Anxiety and Depression Comorbidity: Implications and Intervention

Naomi M. Simon, MD; Jerrold F. Rosenbaum, MD


March 27, 2003

In This Article

Implications of Comorbidity

There has been growing interest and concern about the high rates of comorbidity of anxiety disorders and depression, now clearly documented in both epidemiologic[1] and clinical samples. The presence of comorbidity has been repeatedly shown to have a negative impact on course, including elevated rates of suicidality, greater severity of the primary disorder, greater impairments in social and occupational functioning, and poorer response to treatment.[2,3] For example, a study in a primary care sample found that while the odds of suicidal ideation in patients with major depression alone was 5 times that of patients with no psychiatric disorder, patients with panic disorder comorbid with major depression had triple that (odds ratio = 15.4).[4]

These high rates of lifetime diagnostic comorbidity have also resulted in growing interest in re-examining psychiatric nosology. As the chronicity of mood and anxiety disorders has been recognized, focus has shifted toward lifetime comorbidities and the interaction of risk for one type of mood or anxiety disorder with elevated risk for another. However, some groups have suggested that diagnostic categories in the Diagnostic and Statistical Manual of Mental Disorders are somewhat arbitrarily defined, and that the overlap of anxiety and affective symptoms may be better understood within a spectrum approach, as recently reviewed by Maser and colleagues.[5] The negative impact of panic spectrum symptoms in particular on treatment of both unipolar depression[6] and bipolar disorder[7] has now been well documented.

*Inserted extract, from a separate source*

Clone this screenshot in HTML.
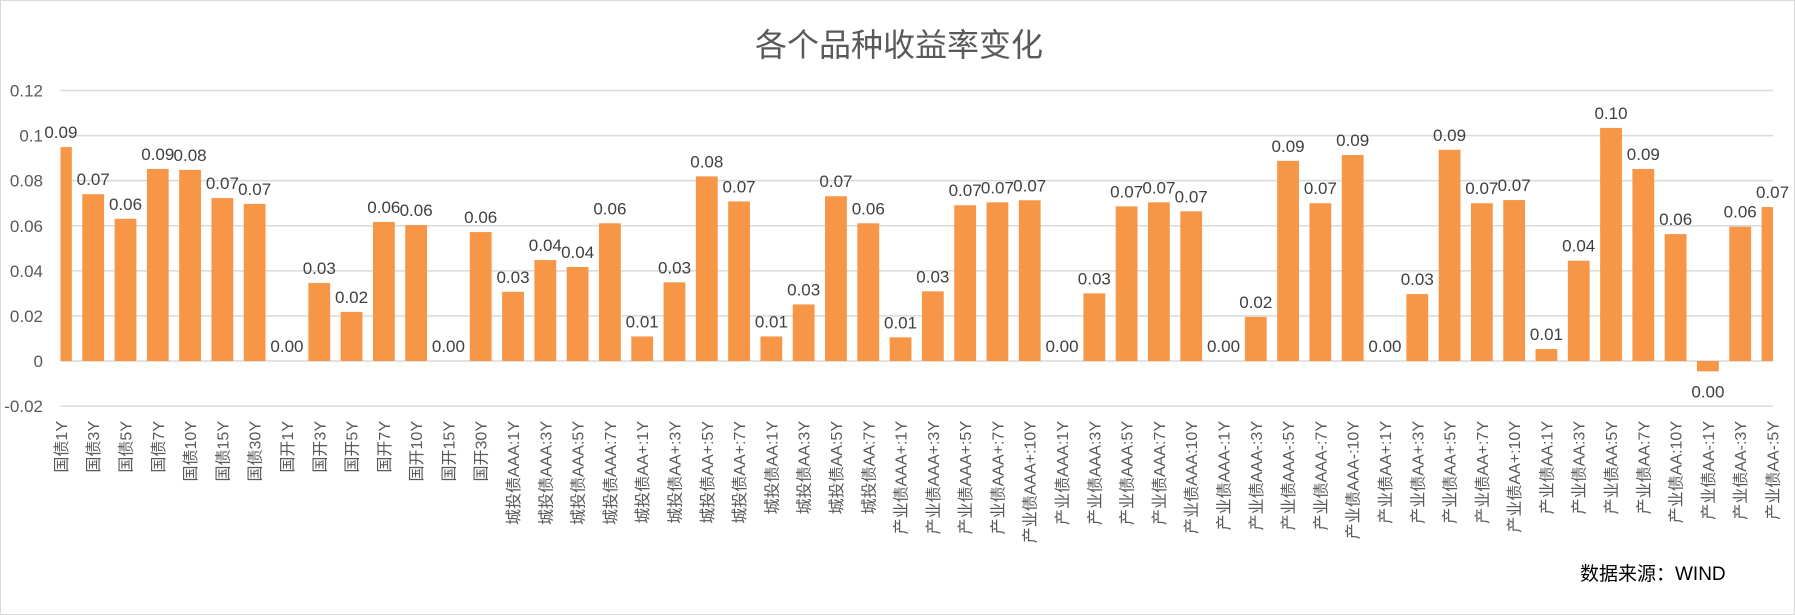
<!DOCTYPE html>
<html><head><meta charset="utf-8"><style>
html,body{margin:0;padding:0;background:#fff;}
svg{display:block;font-family:"Liberation Sans","Noto Sans CJK SC",sans-serif;}
</style></head><body>
<svg id="chart" width="1795" height="615" viewBox="0 0 1795 615" xmlns="http://www.w3.org/2000/svg">
<rect x="0.5" y="0.5" width="1794" height="614" fill="#fff" stroke="#d9d9d9"/>
<text x="899" y="56" text-anchor="middle" font-size="32" fill="#595959" font-family="Liberation Sans,Noto Sans CJK SC,sans-serif">各个品种收益率变化</text>
<text x="1580" y="580" font-size="19" fill="#000">数据来源：WIND</text>
<g id="grid"></g><g id="bars"></g><g id="labels"></g><g id="yticks"></g><g id="xticks"></g>
</svg>
<script>
const categories=["国债1Y","国债3Y","国债5Y","国债7Y","国债10Y","国债15Y","国债30Y","国开1Y","国开3Y","国开5Y","国开7Y","国开10Y","国开15Y","国开30Y","城投债AAA:1Y","城投债AAA:3Y","城投债AAA:5Y","城投债AAA:7Y","城投债AA+:1Y","城投债AA+:3Y","城投债AA+:5Y","城投债AA+:7Y","城投债AA:1Y","城投债AA:3Y","城投债AA:5Y","城投债AA:7Y","产业债AAA+:1Y","产业债AAA+:3Y","产业债AAA+:5Y","产业债AAA+:7Y","产业债AAA+:10Y","产业债AAA:1Y","产业债AAA:3Y","产业债AAA:5Y","产业债AAA:7Y","产业债AAA:10Y","产业债AAA-:1Y","产业债AAA-:3Y","产业债AAA-:5Y","产业债AAA-:7Y","产业债AAA-:10Y","产业债AA+:1Y","产业债AA+:3Y","产业债AA+:5Y","产业债AA+:7Y","产业债AA+:10Y","产业债AA:1Y","产业债AA:3Y","产业债AA:5Y","产业债AA:7Y","产业债AA:10Y","产业债AA-:1Y","产业债AA-:3Y","产业债AA-:5Y"];
const values=[0.0949,0.0740,0.0631,0.0852,0.0848,0.0723,0.0697,0,0.0346,0.0218,0.0617,0.0603,0,0.0572,0.0307,0.0448,0.0417,0.0611,0.0109,0.0349,0.0819,0.0708,0.0109,0.0251,0.0731,0.0611,0.0105,0.0309,0.0691,0.0704,0.0713,0,0.0300,0.0686,0.0704,0.0664,0,0.0196,0.0888,0.0700,0.0914,0,0.0297,0.0937,0.0700,0.0714,0.0053,0.0445,0.1034,0.0852,0.0563,-0.0046,0.0596,0.0683];
const yTicks=[0.12,0.1,0.08,0.06,0.04,0.02,0,-0.02];
const yTickLabels=["0.12","0.1","0.08","0.06","0.04","0.02","0","-0.02"];
const NS="http://www.w3.org/2000/svg";
const plotL=60.5,plotR=1773,y0=361,pxPerUnit=2254;
const step=(1772.5-60.9)/(categories.length-1);
function yScale(v){return y0-v*pxPerUnit;}
function xScale(i){return 60.9+i*step;}
function mk(tag,attrs,parent){const e=document.createElementNS(NS,tag);for(const k in attrs)e.setAttribute(k,attrs[k]);parent.appendChild(e);return e;}
const grid=document.getElementById('grid'),bars=document.getElementById('bars'),labels=document.getElementById('labels'),yt=document.getElementById('yticks'),xt=document.getElementById('xticks');
yTicks.forEach((t,i)=>{
  const l=mk('line',{x1:plotL,x2:plotR,y1:yScale(t),y2:yScale(t),stroke:'#d9d9d9','stroke-width':1.5},grid);
  
  
  const tx=mk('text',{x:43,y:yScale(t)+6,'text-anchor':'end','font-size':17,fill:'#595959'},yt);
  tx.textContent=yTickLabels[i];
  
  
});
const bw=21.8;
values.forEach((v,i)=>{
  const cx=xScale(i);
  let x1=Math.max(plotL,cx-bw/2),x2=Math.min(plotR,cx+bw/2);
  const top=Math.min(yScale(v),y0),h=Math.abs(yScale(v)-y0);
  const r=mk('rect',{x:x1,y:top,width:x2-x1,height:h,fill:'#f79646'},bars);
  
  
  let s=v.toFixed(2);if(s==="-0.00")s="0.00";
  const ly=v>=0?yScale(v)-9:yScale(v)+26;
  const lt=mk('text',{x:cx,y:ly,'text-anchor':'middle','font-size':17,fill:'#404040'},labels);
  lt.textContent=s;
  
  
  const ct=mk('text',{x:0,y:0,'text-anchor':'end','font-size':16,fill:'#595959',transform:'translate('+(cx+6)+',421) rotate(-90)'},xt);
  ct.textContent=categories[i];
  
  
});
</script>
</body></html>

It remains to be shown whether a diagnostic or spectrum approach to comorbidity will be more useful to clinicians in selecting treatment interventions; attempts are ongoing to find differential predictors of response to help guide optimal treatment selection. To date, however, the limited data available about the treatment of anxiety and depression comorbidity have been examined based on diagnostic categories.

There has also been an interest in determining which disorder comes first, anxiety or depression, with the hope of intervening early to prevent the onset of the second disorder. Studies to date, however, have not found a simple answer. While it has been well documented prospectively that an early onset of anxiety disorders predisposes to later onset of major depression,[8] only approximately two thirds of patients with major depressive disorder (MDD) and generalized anxiety disorder (GAD), social anxiety disorder (SAD), or posttraumatic stress disorder (PTSD) have their anxiety disorder onset first, while only one third of patients with panic disorder and MDD do.[9] Further, order of onset has yet to be shown to alter treatment outcome.[10]